The LACMA exhibition makes a convincing case for the idiosyncrasy of Turrell’s production. His work is routinely grouped with that of his former L.A. colleague, Robert Irwin, but this survey illustrates an inversion of their artistic strategies. Irwin has used light to dematerialize various substances, while Turrell materializes light into fields and visual surfaces. Irwin’s installations respond to the specific qualities of illumination in various indoor and outdoor terrestrial settings, while the radiance in Turrell’s lighted spaces recalls his visual experiences as the pilot of a small plane flying high above the earth. The ambiance of upper-atmospheric diffusion is especially palpable in such installations from the 1990s as St. Elmo’s Breath (1992), and in a recent series of wide and tall glass panels animated with dissolving waves of color.

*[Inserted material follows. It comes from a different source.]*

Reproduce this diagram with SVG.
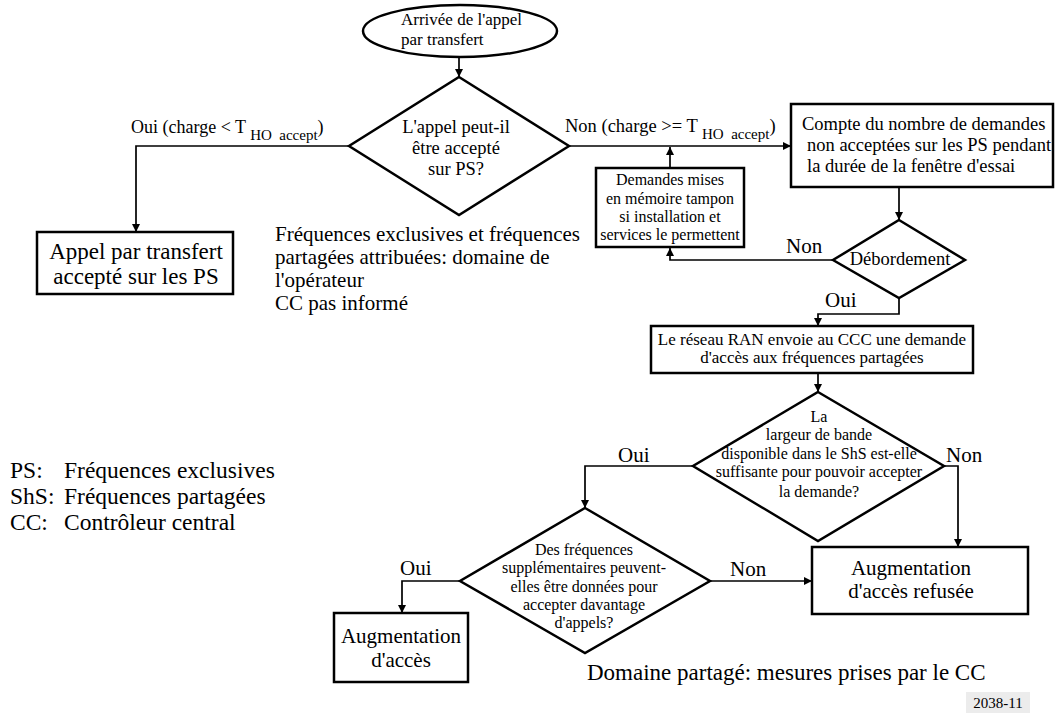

The Turrell survey at the MFAH is largely based on gifts to the museum from the artist’s local patrons. Houston collectors and philanthropists are among Turrell’s major supporters, and the MFAH owns the largest museum collection of his work in the United States. The holdings include prints, light-based installations and The Light Inside (1999), a permanent 118-foot passageway that connects the museum’s two gallery buildings. Pedestrians pass through this space on a raised walkway as if gliding on a stream of color, enclosed by an almost-tangible field of illumination that slowly shifts from blue to crimson to magenta. This installation is often ranked in polls as Houston’s favorite artwork, says the museum’s curator of contemporary art, Alison de Lima Greene, who organized the show. “Turrell is appreciated here as an accessible populist as well as a cutting-edge contemporary artist and technological wizard,” she points out.

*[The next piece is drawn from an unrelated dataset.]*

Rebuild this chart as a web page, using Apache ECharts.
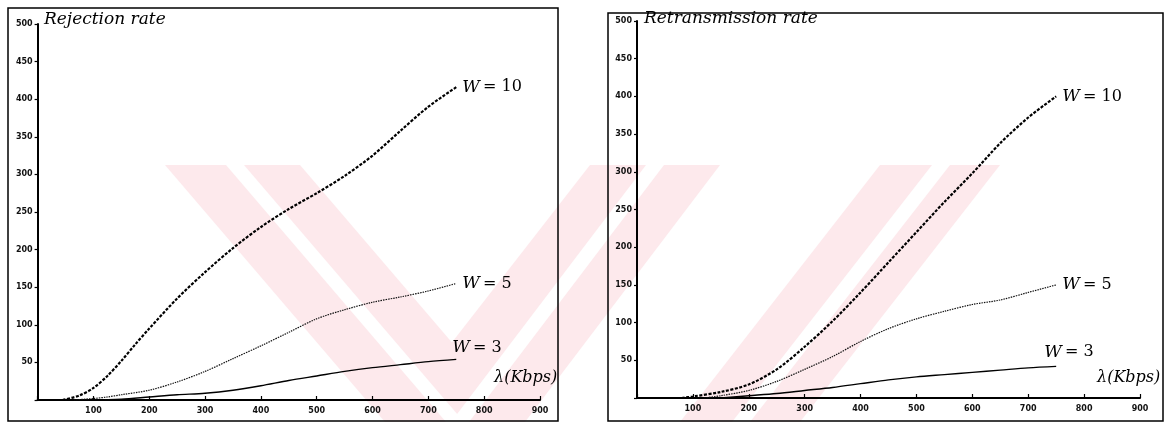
<!DOCTYPE html>
<html>
<head>
<meta charset="utf-8">
<script src="https://cdn.jsdelivr.net/npm/echarts@6/dist/echarts.min.js"></script>
<style>html,body{margin:0;padding:0;background:#fff}#c{width:1166px;height:422px}</style>
</head>
<body>
<div id="c"></div>
<script>
// ---- data (λ in Kbps, rate) ----
const xTicks = [0,100,200,300,400,500,600,700,800,900];
const yTicks = [0,50,100,150,200,250,300,350,400,450,500];

const rejLam10 = [45, 75, 100, 125, 150, 175, 200, 250, 300, 350, 400, 450, 500, 550, 600, 650, 700, 750];
const rejW10   = [0, 6, 16, 32, 52, 74, 95, 135, 170, 202, 230, 254, 275, 298, 325, 358, 390, 416];
const rejLam5  = [65, 100, 125, 150, 200, 250, 300, 350, 400, 450, 500, 550, 600, 650, 700, 750];
const rejW5    = [0, 2, 4, 7, 13, 24, 38, 55, 72, 90, 108, 120, 130, 137, 145, 155];
const rejLam3  = [90, 150, 200, 250, 300, 350, 400, 450, 500, 550, 600, 650, 700, 750];
const rejW3    = [0, 1, 4, 7, 9, 13, 19, 26, 32, 38, 43, 47, 51, 54];

const retLam10 = [80, 100, 150, 200, 250, 300, 350, 400, 450, 500, 550, 600, 650, 700, 750];
const retW10   = [0, 2, 8, 18, 38, 68, 102, 140, 180, 220, 260, 298, 338, 372, 400];
const retLam5  = [120, 150, 200, 250, 300, 350, 400, 450, 500, 550, 600, 650, 700, 750];
const retW5    = [0, 3, 10, 22, 38, 55, 75, 92, 105, 115, 124, 130, 140, 150];
const retLam3  = [150, 200, 250, 300, 350, 400, 450, 500, 550, 600, 650, 700, 750];
const retW3    = [0, 3, 6, 10, 14, 19, 24, 28, 31, 34, 37, 40, 42];

const titles = ['Rejection rate', 'Retransmission rate'];
const curveNames = ['10', '5', '3'];

function pairs(xs, ys){ return xs.map((x,i)=>[x, ys[i]]); }

const chart = echarts.init(document.getElementById('c'), null, {renderer:'canvas'});

const tickFont = {fontFamily:'DejaVu Sans', fontWeight:'bold', fontSize:8, color:'#111'};

function xAx(gi){
  return {gridIndex:gi, type:'value', min:0, max:900, interval:100,
    axisLine:{lineStyle:{color:'#000', width:2}},
    axisTick:{inside:true, length:4, lineStyle:{color:'#000', width:1.2}},
    axisLabel:Object.assign({margin:7, formatter:v=> v===0?'':String(v)}, tickFont),
    splitLine:{show:false}};
}
function yAx(gi){
  return {gridIndex:gi, type:'value', min:0, max:500, interval:50,
    axisLine:{lineStyle:{color:'#000', width:2}},
    axisTick:{inside:false, length:3, lineStyle:{color:'#000', width:1.2}},
    axisLabel:Object.assign({margin:5, formatter:v=> v===0?'':String(v)}, tickFont),
    splitLine:{show:false}};
}

const labelRich = {
  i:{fontFamily:'DejaVu Serif', fontStyle:'italic', fontSize:17, color:'#000'},
  n:{fontFamily:'DejaVu Serif', fontSize:16, color:'#000'}
};
function endLab(name, offset){
  return {show:true, distance:6, offset:offset||[0,0],
    formatter:()=> '{i|W} {n|= '+name+'}', rich:labelRich};
}

function series(gi, xs, ys, name, style, offset){
  return {type:'line', xAxisIndex:gi, yAxisIndex:gi, data:pairs(xs, ys), showSymbol:false,
    smooth:0.3, lineStyle:style, endLabel:endLab(name, offset), silent:true, animation:false, z:5};
}

const heavy = {color:'#000', width:2.2, type:[3,1.5]};
const thin  = {color:'#111', width:1.2, type:[1.5,1]};
const solid = {color:'#000', width:1.4, type:'solid'};

const wm = '#fde9ec';
function band(pts, fill){ return {type:'polygon', shape:{points:pts}, style:{fill:fill||wm}, z:-10, silent:true}; }

const option = {
  backgroundColor:'#fff',
  animation:false,
  grid:[
    {left:37.6, right:626, top:24, bottom:22},
    {left:637, right:26, top:21, bottom:24}
  ],
  xAxis:[xAx(0), xAx(1)],
  yAxis:[yAx(0), yAx(1)],
  series:[
    series(0, rejLam10, rejW10, curveNames[0], heavy),
    series(0, rejLam5, rejW5, curveNames[1], thin),
    series(0, rejLam3, rejW3, curveNames[2], solid, [-10,-12]),
    series(1, retLam10, retW10, curveNames[0], heavy),
    series(1, retLam5, retW5, curveNames[1], thin),
    series(1, retLam3, retW3, curveNames[2], solid, [-18,-14])
  ],
  graphic:[
    band([[165,165],[300,165],[520,422],[385,422]]),
    band([[590,165],[720,165],[525,422],[390,422]]),
    band([[880,165],[1000,165],[800,422],[680,422]]),
    band([[226,165],[244,165],[464,422],[446,422]], '#fff'),
    band([[646,165],[664,165],[469,422],[451,422]], '#fff'),
    band([[932,165],[950,165],[750,422],[732,422]], '#fff'),
    {type:'rect', shape:{x:8, y:8, width:550, height:413}, style:{fill:'none', stroke:'#000', lineWidth:1.5}, z:-1},
    {type:'rect', shape:{x:608, y:13, width:555, height:408}, style:{fill:'none', stroke:'#000', lineWidth:1.5}, z:-1},
    {type:'text', left:44, top:11, style:{text:titles[0], font:'italic 17px "DejaVu Serif"', fill:'#000'}},
    {type:'text', left:644, top:10, style:{text:titles[1], font:'italic 17px "DejaVu Serif"', fill:'#000'}},
    {type:'text', left:494, top:370, style:{text:'λ(Kbps)', font:'italic 16px "DejaVu Serif"', fill:'#000'}},
    {type:'text', left:1097, top:370, style:{text:'λ(Kbps)', font:'italic 16px "DejaVu Serif"', fill:'#000'}}
  ]
};
chart.setOption(option);
</script>
</body>
</html>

Adjacent to the museum, Twilight Epiphany, a $5 million Turrell Skyspace, recently opened on the Rice University campus. It was gifted to Rice by a local patron. Skyspaces—enclosures with apertures at the top that have been strategically crafted to reveal the local qualities of atmospheric light—have become Turrell’s signature compositions: to date he has created 82 Skyspaces in 26 countries and 21 in the United States. “In my dreams,” the artist says. “At some point it will always be sunrise or sunset at a Turrell Skyspace somewhere on the globe.” The Rice Skyspace, one of the most accessible to the public, can accommodate 120 viewers and features LED lighting programmed to modulate the glow of sunrise and sunset, transforming the sky into planes of color.
In the ’70s, Turrell’s first Skyspaces involved simple cuts in walls or ceilings of existing buildings that display the sky above the horizon line. Many of the artist’s more recent constructions are freestanding hybrid structures that include water features or domestic accommodations such as dining or screening rooms. Twilight Epiphany is acoustically engineered for musical performances. Turrell’s sophisticated command of LED technology facilitates the more elaborate visual effects in the newer Skyspaces, providing astute lessons about how light obfuscates as well as illuminates what we can see. For those who have followed the evolution of these works, however, productions such as Twilight Epiphany may provoke nostalgia for the technical simplicity of the artist’s earlier designs, such as his 1986 Skyspace at MoMA PS1, which can provide an especially affecting encounter with the sky because the staging is both mysterious and apparently very literal.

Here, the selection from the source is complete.